### What this task involves:
Omit all images. Write out the rest of the material exactly.

### Raw data:
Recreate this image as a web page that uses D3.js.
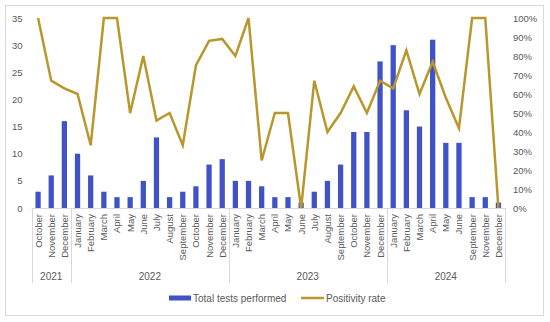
<!DOCTYPE html>
<html>
<head>
<meta charset="utf-8">
<script src="https://cdn.jsdelivr.net/npm/d3@7"></script>
<style>
  body { margin: 0; background: #fff; }
  text { font-family: "Liberation Sans", Arial, sans-serif; fill: #595959; }
</style>
</head>
<body>
<svg id="chart" width="550" height="322"></svg>
<script>
// data
const yearLabels = ["2021", "2022", "2023", "2024"];
const monthsPerYear = [3, 12, 12, 9];
const monthLabels = [
  "October", "November", "December",
  "January", "February", "March", "April", "May", "June", "July", "August", "September", "October", "November", "December",
  "January", "February", "March", "April", "May", "June", "July", "August", "September", "October", "November", "December",
  "January", "February", "March", "April", "May", "June", "September", "November", "December"
];
const tests = [
  3, 6, 16,
  10, 6, 3, 2, 2, 5, 13, 2, 3, 4, 8, 9,
  5, 5, 4, 2, 2, 1, 3, 5, 8, 14, 14, 27,
  30, 18, 15, 31, 12, 12, 2, 2, 1
];
const positivity = [
  100, 67, 63,
  60, 33, 100, 100, 50, 80, 46, 50, 33, 75, 88, 89,
  80, 100, 25, 50, 50, 0, 67, 40, 50, 64, 50, 67,
  63, 83, 60, 77, 58, 42, 100, 100, 0
];
const leftTicks = [0, 5, 10, 15, 20, 25, 30, 35];
const rightTicks = [0, 10, 20, 30, 40, 50, 60, 70, 80, 90, 100];

const svg = d3.select("#chart");
const W = 550, H = 322;
const plot = { left: 31.5, right: 505, top: 18, bottom: 208 };

const barColor = "#4052c5";
const lineColor = "#b8972c";

// outer frame
svg.append("rect")
  .attr("x", 5.5).attr("y", 5.5)
  .attr("width", 538).attr("height", 310)
  .attr("fill", "none").attr("stroke", "#d9d9d9");

const idx = d3.range(monthLabels.length);

let x = d3.scaleBand()
  .domain(idx)
  .range([plot.left, plot.right])
  .padding(0);

let yLeft = d3.scaleLinear().domain([0, 35]).range([plot.bottom, plot.top]);
let yRight = d3.scaleLinear().domain([0, 100]).range([plot.bottom, plot.top]);

// left axis
let leftAxis = svg.append("g")
  .attr("transform", `translate(${plot.left},0)`)
  .call(d3.axisLeft(yLeft).tickValues(leftTicks).tickSize(0).tickPadding(9));
leftAxis.select(".domain").remove();
leftAxis.selectAll("text").style("font-size", "9.5px").style("font-family", "Liberation Sans, Arial, sans-serif").attr("fill", "#595959");

// right axis
let rightAxis = svg.append("g")
  .attr("transform", `translate(${plot.right},0)`)
  .call(d3.axisRight(yRight).tickValues(rightTicks).tickSize(0).tickPadding(8)
    .tickFormat(d => d + "%"));
rightAxis.select(".domain").remove();
rightAxis.selectAll("text").style("font-size", "9.5px").style("font-family", "Liberation Sans, Arial, sans-serif").attr("fill", "#595959");

// bars
let barW = x.bandwidth() * 0.4;
svg.append("g").selectAll("rect")
  .data(tests)
  .join("rect")
  .attr("x", (d, i) => x(i) + (x.bandwidth() - barW) / 2)
  .attr("y", d => yLeft(d))
  .attr("width", barW)
  .attr("height", d => yLeft(0) - yLeft(d))
  .attr("fill", barColor);

// baseline
svg.append("line")
  .attr("x1", plot.left).attr("x2", plot.right)
  .attr("y1", plot.bottom + 0.5).attr("y2", plot.bottom + 0.5)
  .attr("stroke", "#d9d9d9");

// positivity line
let line = d3.line()
  .x((d, i) => x(i) + x.bandwidth() / 2)
  .y(d => yRight(d));

svg.append("path")
  .datum(positivity)
  .attr("d", line)
  .attr("fill", "none")
  .attr("stroke", lineColor)
  .attr("stroke-width", 2.5)
  .attr("stroke-linejoin", "miter");

// month labels, rotated
svg.append("g").selectAll("text")
  .data(monthLabels)
  .join("text")
  .attr("transform", (d, i) => `translate(${x(i) + x.bandwidth() / 2 + 3.5},${plot.bottom + 6}) rotate(-90)`)
  .attr("text-anchor", "end")
  .style("font-size", "9.5px")
  .text(d => d);

// year groups
let starts = [];
let acc = 0;
monthsPerYear.forEach(n => { starts.push(acc); acc += n; });

let sepX = starts.map(s => x(s)).concat([plot.right]);
svg.append("g").selectAll("line")
  .data(sepX)
  .join("line")
  .attr("x1", d => Math.round(d) + 0.5).attr("x2", d => Math.round(d) + 0.5)
  .attr("y1", plot.bottom).attr("y2", 283)
  .attr("stroke", "#d9d9d9");

svg.append("g").selectAll("text")
  .data(yearLabels)
  .join("text")
  .attr("x", (d, i) => (x(starts[i]) + x(starts[i] + monthsPerYear[i] - 1) + x.bandwidth()) / 2)
  .attr("y", 280)
  .attr("text-anchor", "middle")
  .style("font-size", "10px")
  .text(d => d);

// legend
let legend = svg.append("g");
legend.append("rect")
  .attr("x", 169).attr("y", 295.5)
  .attr("width", 22).attr("height", 5)
  .attr("fill", barColor);
legend.append("text")
  .attr("x", 193).attr("y", 301.5)
  .style("font-size", "10px")
  .text("Total tests performed");
legend.append("line")
  .attr("x1", 301).attr("x2", 324)
  .attr("y1", 298).attr("y2", 298)
  .attr("stroke", lineColor).attr("stroke-width", 2.5);
legend.append("text")
  .attr("x", 326).attr("y", 301.5)
  .style("font-size", "10px")
  .text("Positivity rate");
</script>
</body>
</html>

### Answer to this problem:
Recreate this image as a web page that uses D3.js.
<!DOCTYPE html>
<html>
<head>
<meta charset="utf-8">
<script src="https://cdn.jsdelivr.net/npm/d3@7"></script>
<style>
  body { margin: 0; background: #fff; }
  text { font-family: "Liberation Sans", Arial, sans-serif; fill: #595959; }
</style>
</head>
<body>
<svg id="chart" width="550" height="322"></svg>
<script>
// data
const yearLabels = ["2021", "2022", "2023", "2024"];
const monthsPerYear = [3, 12, 12, 9];
const monthLabels = [
  "October", "November", "December",
  "January", "February", "March", "April", "May", "June", "July", "August", "September", "October", "November", "December",
  "January", "February", "March", "April", "May", "June", "July", "August", "September", "October", "November", "December",
  "January", "February", "March", "April", "May", "June", "September", "November", "December"
];
const tests = [
  3, 6, 16,
  10, 6, 3, 2, 2, 5, 13, 2, 3, 4, 8, 9,
  5, 5, 4, 2, 2, 1, 3, 5, 8, 14, 14, 27,
  30, 18, 15, 31, 12, 12, 2, 2, 1
];
const positivity = [
  100, 67, 63,
  60, 33, 100, 100, 50, 80, 46, 50, 33, 75, 88, 89,
  80, 100, 25, 50, 50, 0, 67, 40, 50, 64, 50, 67,
  63, 83, 60, 77, 58, 42, 100, 100, 0
];
const leftTicks = [0, 5, 10, 15, 20, 25, 30, 35];
const rightTicks = [0, 10, 20, 30, 40, 50, 60, 70, 80, 90, 100];

const svg = d3.select("#chart");
const W = 550, H = 322;
const plot = { left: 31.5, right: 505, top: 18, bottom: 208 };

const barColor = "#4052c5";
const lineColor = "#b8972c";

// outer frame
svg.append("rect")
  .attr("x", 5.5).attr("y", 5.5)
  .attr("width", 538).attr("height", 310)
  .attr("fill", "none").attr("stroke", "#d9d9d9");

const idx = d3.range(monthLabels.length);

let x = d3.scaleBand()
  .domain(idx)
  .range([plot.left, plot.right])
  .padding(0);

let yLeft = d3.scaleLinear().domain([0, 35]).range([plot.bottom, plot.top]);
let yRight = d3.scaleLinear().domain([0, 100]).range([plot.bottom, plot.top]);

// left axis
let leftAxis = svg.append("g")
  .attr("transform", `translate(${plot.left},0)`)
  .call(d3.axisLeft(yLeft).tickValues(leftTicks).tickSize(0).tickPadding(9));
leftAxis.select(".domain").remove();
leftAxis.selectAll("text").style("font-size", "9.5px").style("font-family", "Liberation Sans, Arial, sans-serif").attr("fill", "#595959");

// right axis
let rightAxis = svg.append("g")
  .attr("transform", `translate(${plot.right},0)`)
  .call(d3.axisRight(yRight).tickValues(rightTicks).tickSize(0).tickPadding(8)
    .tickFormat(d => d + "%"));
rightAxis.select(".domain").remove();
rightAxis.selectAll("text").style("font-size", "9.5px").style("font-family", "Liberation Sans, Arial, sans-serif").attr("fill", "#595959");

// bars
let barW = x.bandwidth() * 0.4;
svg.append("g").selectAll("rect")
  .data(tests)
  .join("rect")
  .attr("x", (d, i) => x(i) + (x.bandwidth() - barW) / 2)
  .attr("y", d => yLeft(d))
  .attr("width", barW)
  .attr("height", d => yLeft(0) - yLeft(d))
  .attr("fill", barColor);

// baseline
svg.append("line")
  .attr("x1", plot.left).attr("x2", plot.right)
  .attr("y1", plot.bottom + 0.5).attr("y2", plot.bottom + 0.5)
  .attr("stroke", "#d9d9d9");

// positivity line
let line = d3.line()
  .x((d, i) => x(i) + x.bandwidth() / 2)
  .y(d => yRight(d));

svg.append("path")
  .datum(positivity)
  .attr("d", line)
  .attr("fill", "none")
  .attr("stroke", lineColor)
  .attr("stroke-width", 2.5)
  .attr("stroke-linejoin", "miter");

// month labels, rotated
svg.append("g").selectAll("text")
  .data(monthLabels)
  .join("text")
  .attr("transform", (d, i) => `translate(${x(i) + x.bandwidth() / 2 + 3.5},${plot.bottom + 6}) rotate(-90)`)
  .attr("text-anchor", "end")
  .style("font-size", "9.5px")
  .text(d => d);

// year groups
let starts = [];
let acc = 0;
monthsPerYear.forEach(n => { starts.push(acc); acc += n; });

let sepX = starts.map(s => x(s)).concat([plot.right]);
svg.append("g").selectAll("line")
  .data(sepX)
  .join("line")
  .attr("x1", d => Math.round(d) + 0.5).attr("x2", d => Math.round(d) + 0.5)
  .attr("y1", plot.bottom).attr("y2", 283)
  .attr("stroke", "#d9d9d9");

svg.append("g").selectAll("text")
  .data(yearLabels)
  .join("text")
  .attr("x", (d, i) => (x(starts[i]) + x(starts[i] + monthsPerYear[i] - 1) + x.bandwidth()) / 2)
  .attr("y", 280)
  .attr("text-anchor", "middle")
  .style("font-size", "10px")
  .text(d => d);

// legend
let legend = svg.append("g");
legend.append("rect")
  .attr("x", 169).attr("y", 295.5)
  .attr("width", 22).attr("height", 5)
  .attr("fill", barColor);
legend.append("text")
  .attr("x", 193).attr("y", 301.5)
  .style("font-size", "10px")
  .text("Total tests performed");
legend.append("line")
  .attr("x1", 301).attr("x2", 324)
  .attr("y1", 298).attr("y2", 298)
  .attr("stroke", lineColor).attr("stroke-width", 2.5);
legend.append("text")
  .attr("x", 326).attr("y", 301.5)
  .style("font-size", "10px")
  .text("Positivity rate");
</script>
</body>
</html>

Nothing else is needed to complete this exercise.